Friday, September 21, 2007

Ag Law Conference in Georgia - with LL.M. Alumni

Today I had the opportunity to speak at an Agricultural Law conference, The Cutting Edge of Agricultural Law, at Mercer Law School in Macon, Georgia. This conference was organized by the Agricultural Law section of the Georgia Bar Association.

LL.M. Alumnus, Allen Olson (Moore, Clark, DuVall & Rodgers), section chair, gets credit for re-activiating the section, starting the section newsletter, and hosting the first annual ag law conference last year.

This year, Nowell Bereth (Alston & Byrd LL.P), organized the conference, and the LL.M. Program was very well represented. Allen provided the Update on the 2008 Farm Bill and brought in another alumnus, Anne Hazlett (Minority Counsel, Senate Agriculture Committee) to give an update on Senate negotiations. Professor Terry Centner (University of Georgia), also one of our alumni, spoke on Georgia's Right to Farm Law. I spoke on Recent Developments in Food Law and Food Safety. And, alumnus Beth Crocker, Counsel to the Commissioner of Agriculture in South Carolina, was there to accept her new position as next year's section chair.

It was great to see so many of our alumni, and in particular to see them all contributing so much to the agricultural law community.

Sunday, September 16, 2007

Special Condensed Course in Ag Cooperatives

Dr. James R. Baarda from the USDA Rural Business-Cooperative Service in Washington, D.C. will be with us this week teaching a condensed Agricultural Cooperative Law course. This is one of the special condensed course offerings in the LL.M. Program. During a condensed course week, the rest of our classes are suspended, and the LL.M. candidates immerse themselves in just one subject.


Dr. Baarda grew up on a farm in Iowa and received his B.S. degree in chemistry, physics, and zoology from Iowa State University. He received his law degree from the University of Denver School of Law (night division) and his Ph.D. in food and resource economics from the University of Florida. In addition to private practice and consulting work, Dr. Baarda has had a long and distinguished career with the USDA. He has worked with farmer cooperatives in Eastern Europe and Russia as well as throughout the United States.
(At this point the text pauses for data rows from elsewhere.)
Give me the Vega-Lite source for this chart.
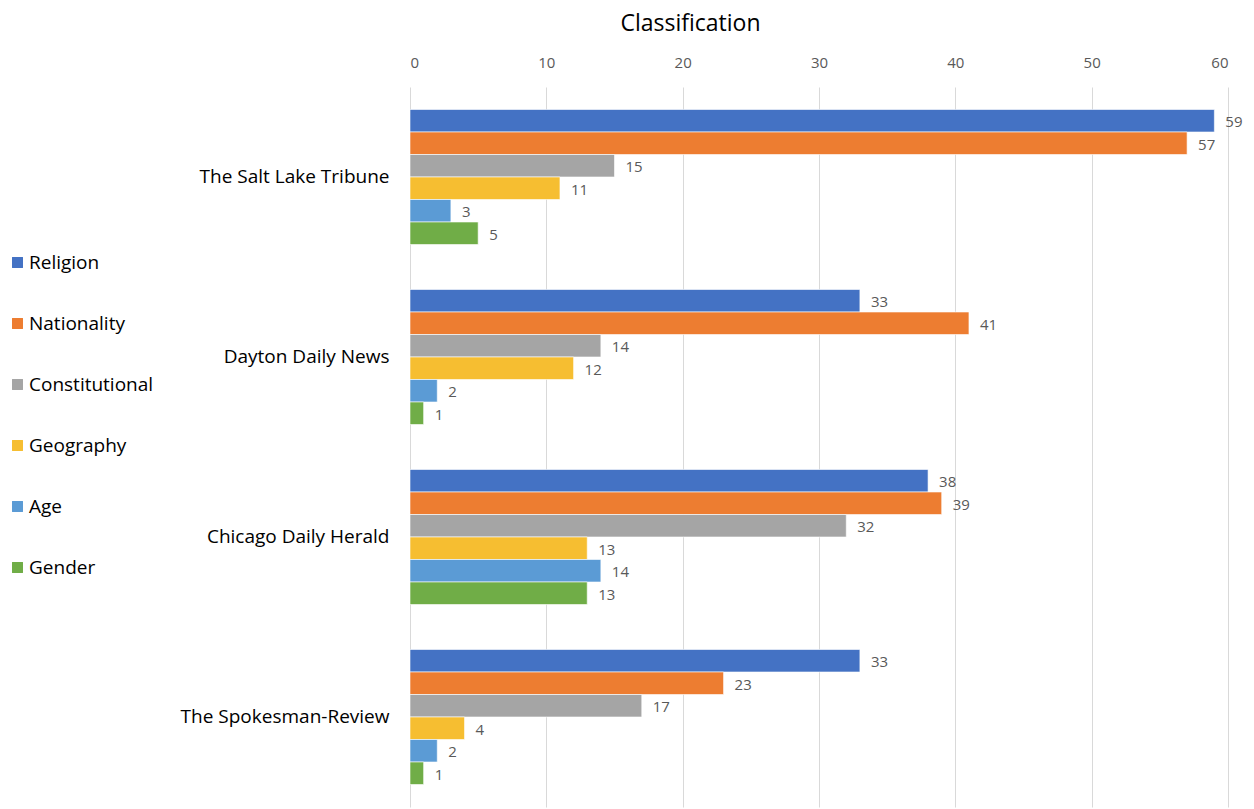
{
  "$schema": "https://vega.github.io/schema/vega-lite/v6.json",
  "autosize": "none",
  "width": 818,
  "height": 720,
  "padding": {"left": 410, "top": 87, "right": 26, "bottom": 2},
  "background": "white",
  "config": {
    "view": {"stroke": null},
    "font": "Open Sans"
  },
  "data": {
    "values": [
      {"paper": "The Salt Lake Tribune", "category": "Religion", "count": 59},
      {"paper": "The Salt Lake Tribune", "category": "Nationality", "count": 57},
      {"paper": "The Salt Lake Tribune", "category": "Constitutional", "count": 15},
      {"paper": "The Salt Lake Tribune", "category": "Geography", "count": 11},
      {"paper": "The Salt Lake Tribune", "category": "Age", "count": 3},
      {"paper": "The Salt Lake Tribune", "category": "Gender", "count": 5},
      {"paper": "Dayton Daily News", "category": "Religion", "count": 33},
      {"paper": "Dayton Daily News", "category": "Nationality", "count": 41},
      {"paper": "Dayton Daily News", "category": "Constitutional", "count": 14},
      {"paper": "Dayton Daily News", "category": "Geography", "count": 12},
      {"paper": "Dayton Daily News", "category": "Age", "count": 2},
      {"paper": "Dayton Daily News", "category": "Gender", "count": 1},
      {"paper": "Chicago Daily Herald", "category": "Religion", "count": 38},
      {"paper": "Chicago Daily Herald", "category": "Nationality", "count": 39},
      {"paper": "Chicago Daily Herald", "category": "Constitutional", "count": 32},
      {"paper": "Chicago Daily Herald", "category": "Geography", "count": 13},
      {"paper": "Chicago Daily Herald", "category": "Age", "count": 14},
      {"paper": "Chicago Daily Herald", "category": "Gender", "count": 13},
      {"paper": "The Spokesman-Review", "category": "Religion", "count": 33},
      {"paper": "The Spokesman-Review", "category": "Nationality", "count": 23},
      {"paper": "The Spokesman-Review", "category": "Constitutional", "count": 17},
      {"paper": "The Spokesman-Review", "category": "Geography", "count": 4},
      {"paper": "The Spokesman-Review", "category": "Age", "count": 2},
      {"paper": "The Spokesman-Review", "category": "Gender", "count": 1}
    ]
  },
  "encoding": {
    "y": {
      "field": "paper",
      "type": "nominal",
      "sort": ["The Salt Lake Tribune", "Dayton Daily News", "Chicago Daily Herald", "The Spokesman-Review"],
      "scale": {"paddingInner": 0.25, "paddingOuter": 0.125},
      "axis": {
        "title": null,
        "domain": false,
        "ticks": false,
        "labelFontSize": 19,
        "labelColor": "#000000",
        "labelPadding": 21,
        "labelLimit": 400,
        "labelFont": "Open Sans"
      }
    },
    "yOffset": {
      "field": "category",
      "type": "nominal",
      "sort": ["Religion", "Nationality", "Constitutional", "Geography", "Age", "Gender"],
      "scale": {"paddingInner": 0, "paddingOuter": 0}
    },
    "x": {
      "field": "count",
      "type": "quantitative",
      "scale": {"domain": [0, 60], "nice": false},
      "axis": {
        "orient": "top",
        "values": [0, 10, 20, 30, 40, 50, 60],
        "domain": false,
        "ticks": false,
        "grid": true,
        "gridColor": "#d9d9d9",
        "gridWidth": 1,
        "labelFontSize": 15,
        "labelColor": "#595959",
        "labelPadding": 17,
        "title": "Classification",
        "titleFontSize": 23,
        "titleFontWeight": "normal",
        "titleColor": "#000000",
        "titleFont": "Open Sans",
        "titleX": 280,
        "titleY": -52
      }
    }
  },
  "layer": [
    {
      "mark": {"type": "bar", "stroke": "#ffffff", "strokeWidth": 0.6},
      "encoding": {
        "color": {
          "field": "category",
          "type": "nominal",
          "scale": {
            "domain": ["Religion", "Nationality", "Constitutional", "Geography", "Age", "Gender"],
            "range": ["#4472C4", "#ED7D31", "#A5A5A5", "#F6BE31", "#5B9BD5", "#70AD47"]
          },
          "legend": {
            "title": null,
            "orient": "none",
            "legendX": -402,
            "legendY": 166,
            "symbolType": "square",
            "symbolSize": 120,
            "symbolStrokeWidth": 0,
            "labelFontSize": 19,
            "labelColor": "#000000",
            "labelFont": "Open Sans",
            "labelOffset": 2,
            "rowPadding": 41,
            "labelLimit": 300,
            "padding": 0
          }
        }
      }
    },
    {
      "mark": {"type": "text", "align": "left", "baseline": "middle", "dx": 11, "dy": 1.5, "fontSize": 15, "color": "#595959"},
      "encoding": {
        "text": {"field": "count", "type": "quantitative"}
      }
    }
  ]
}
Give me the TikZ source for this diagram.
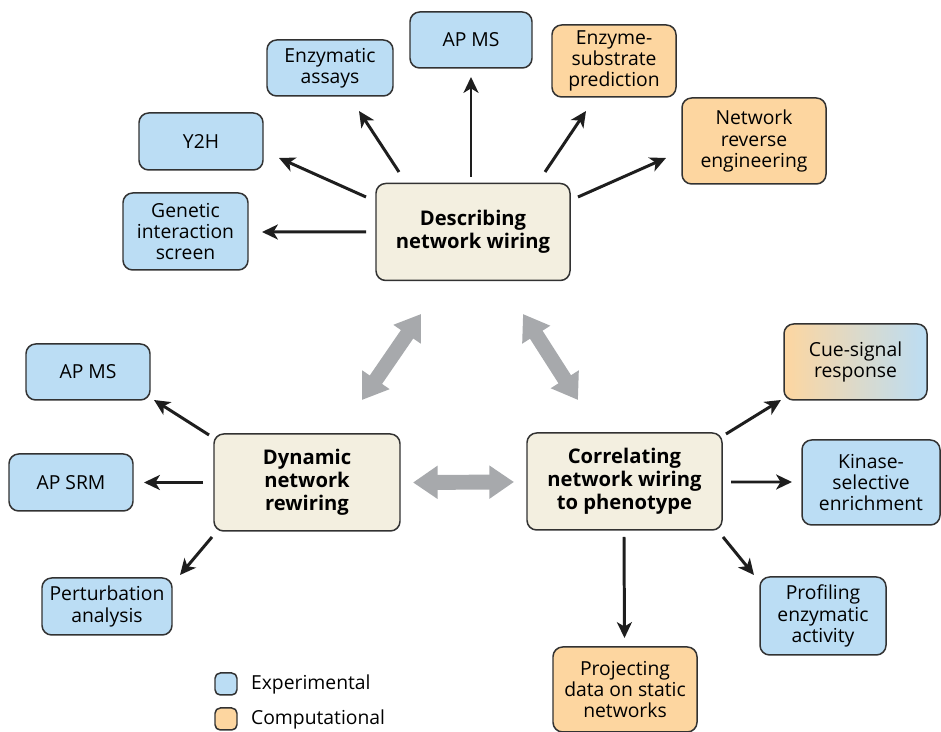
\documentclass[tikz,border=0pt]{standalone}
\usepackage{fontspec}
\setmainfont{Open Sans}
\usepackage{xcolor}
\usetikzlibrary{arrows.meta,positioning}

\definecolor{expfill}{RGB}{187,221,244}
\definecolor{compfill}{RGB}{253,214,160}
\definecolor{hubfill}{RGB}{243,239,224}
\definecolor{boxedge}{RGB}{50,50,50}
\definecolor{linkgray}{RGB}{167,169,172}
\definecolor{arrowink}{RGB}{30,30,30}

\newdimen\pxu \pxu=0.02cm

\begin{document}
\begin{tikzpicture}[x=0.02cm, y=-0.02cm,
    base/.style={draw=boxedge, line width=0.85pt, rounded corners=5.5pt, align=center, inner sep=0pt},
    sz/.style 2 args={minimum width=#1\pxu, minimum height=#2\pxu},
    hub/.style={base, fill=hubfill, font=\bfseries\fontsize{11.5}{13}\selectfont},
    expbox/.style={base, fill=expfill, font=\fontsize{11}{12}\selectfont},
    compbox/.style={base, fill=compfill, font=\fontsize{11}{12}\selectfont},
    link/.style={-{Stealth[length=9pt,width=8.5pt,inset=2.5pt]}, line width=1.7pt, draw=arrowink},
    swap/.style={{Triangle[length=14pt,width=18pt]}-{Triangle[length=14pt,width=18pt]}, line width=8.5pt, draw=linkgray}]
  \useasboundingbox (0,0) rectangle (941,732);

  % the three main themes
  \node[hub, sz={194}{97}] (desc) at (473,232) {Describing\\network wiring};
  \node[hub, sz={186}{97}] (dyn)  at (307,482.5) {Dynamic\\network\\rewiring};
  \node[hub, sz={195}{97}] (corr) at (624.5,481.5) {Correlating\\network wiring\\to phenotype};

  % methods around describing
  \node[expbox,  sz={126}{56}] (enz)   at (330,68)      {Enzymatic\\assays};
  \node[expbox,  sz={122}{56}] (apmst) at (471,40)      {AP MS};
  \node[compbox, sz={124}{72}] (esp)   at (614,61)      {Enzyme-\\substrate\\prediction};
  \node[compbox, sz={144}{86}] (nre)   at (754,141)     {Network\\reverse\\engineering};
  \node[expbox,  sz={124}{57}] (yth)   at (201,141.5)   {Y2H};
  \node[expbox,  sz={125}{77}] (gen)   at (185.5,231.5) {Genetic\\interaction\\screen};

  % methods around rewiring
  \node[expbox, sz={124}{56}] (apmsl) at (88,372)    {AP MS};
  \node[expbox, sz={124}{57}] (srm)   at (71,482.5)  {AP SRM};
  \node[expbox, sz={130}{57}] (pert)  at (107,606.5) {Perturbation\\analysis};

  % methods around phenotype
  \node[base, sz={143}{76}, left color=compfill, right color=expfill, font=\fontsize{11}{12}\selectfont] (cue) at (855.5,362) {Cue-signal\\response};
  \node[expbox,  sz={138}{85}] (kin)  at (871,482.5) {Kinase-\\selective\\enrichment};
  \node[expbox,  sz={126}{78}] (prof) at (823,616)   {Profiling\\enzymatic\\activity};
  \node[compbox, sz={144}{85}] (proj) at (625,689.5) {Projecting\\data on static\\networks};

  % legend
  \node[expbox, sz={22}{22}, rounded corners=3pt] (legexp) at (226,684) {};
  \node[compbox, sz={22}{22}, rounded corners=3pt] (legcomp) at (226,719) {};
  \node[inner sep=0pt, font=\fontsize{11}{12}\selectfont, right=13\pxu of legexp] (legexptxt) {Experimental};
  \node[inner sep=0pt, font=\fontsize{11}{12}\selectfont, right=13\pxu of legcomp] (legcomptxt) {Computational};

  % gray links between themes
  \draw[swap] ([shift={(-52,82)}]desc.center) -- ([shift={(55,-82.5)}]dyn.center);
  \draw[swap] ([shift={(50,82)}]desc.center) -- ([shift={(-46.5,-81.5)}]corr.center);
  \draw[swap] ([shift={(106,0)}]dyn.center) -- ([shift={(-110.5,0.5)}]corr.center);

  % arrows out of each theme
  \draw[link] ([shift={(-74,-60)}]desc.center) -- ([shift={(29,43)}]enz.center);
  \draw[link] ([shift={(-2,-55)}]desc.center) -- ([shift={(0,37)}]apmst.center);
  \draw[link] ([shift={(72,-60)}]desc.center) -- ([shift={(-28,50)}]esp.center);
  \draw[link] ([shift={(105,-35)}]desc.center) -- ([shift={(-88,17)}]nre.center);
  \draw[link] ([shift={(-107,-35)}]desc.center) -- ([shift={(78,16.5)}]yth.center);
  \draw[link] ([shift={(-107,0)}]desc.center) -- ([shift={(76.5,0.5)}]gen.center);

  \draw[link] ([shift={(-98,-47.5)}]dyn.center) -- ([shift={(66,28)}]apmsl.center);
  \draw[link] ([shift={(-104,0)}]dyn.center) -- ([shift={(73,0)}]srm.center);
  \draw[link] ([shift={(-95,54.5)}]dyn.center) -- ([shift={(73,-31.5)}]pert.center);

  \draw[link] ([shift={(101.5,-47.5)}]corr.center) -- ([shift={(-74.5,38)}]cue.center);
  \draw[link] ([shift={(106.5,0.5)}]corr.center) -- ([shift={(-79,-0.5)}]kin.center);
  \draw[link] ([shift={(98.5,55.5)}]corr.center) -- ([shift={(-69,-41)}]prof.center);
  \draw[link] ([shift={(-0.5,55.5)}]corr.center) -- ([shift={(-0.5,-51.5)}]proj.center);
\end{tikzpicture}
\end{document}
He is the recipient of the American Agricultural Law Association Distinguished Service Award and the USDA Superior Service Award. His current work is focused on the legal, economic, financial, and business characteristics of cooperatives that distinguish them from other forms of business in a dynamic, global economy.

Dr. Baarda is a great teacher and puts a tremendous amount of work into organizing a good course for our students. We are delighted to have him with us this week.

Saturday, September 15, 2007

Welcome to the Unofficial Blog of the Graduate Program in Agricultural Law

Each year, the Graduate Program in Agricultural Law at the University of Arkansas School of Law in Fayetteville, Arkansas prepares a small number of carefully selected attorneys as specialists in the legal problems and policies associated with agriculture.

What is agricultural law? It is the study of the network of laws that apply to the production, marketing, and sale of the food we eat, the natural fibers we wear, and increasingly, the bio-fuel that runs our cars. Agricultural law affects everyone; yet few understand the complex interaction of special exceptions and unique rules.

In the Graduate Program in Agricultural Law, we study this network of special laws - including the regulation of food safety and food labeling, the environmental regulation of agricultural production, and the commercial laws involved in agricultural transactions. And, we debate the critical policy issues concerning our system of food and agriculture today.


The objective of our program is to provide attorneys with the ability to deal at the highest professional level with the complex legal issues facing producers, processors, and consumers of agricultural products. We hope you enjoy learning more about our program and about agricultural law through this blog.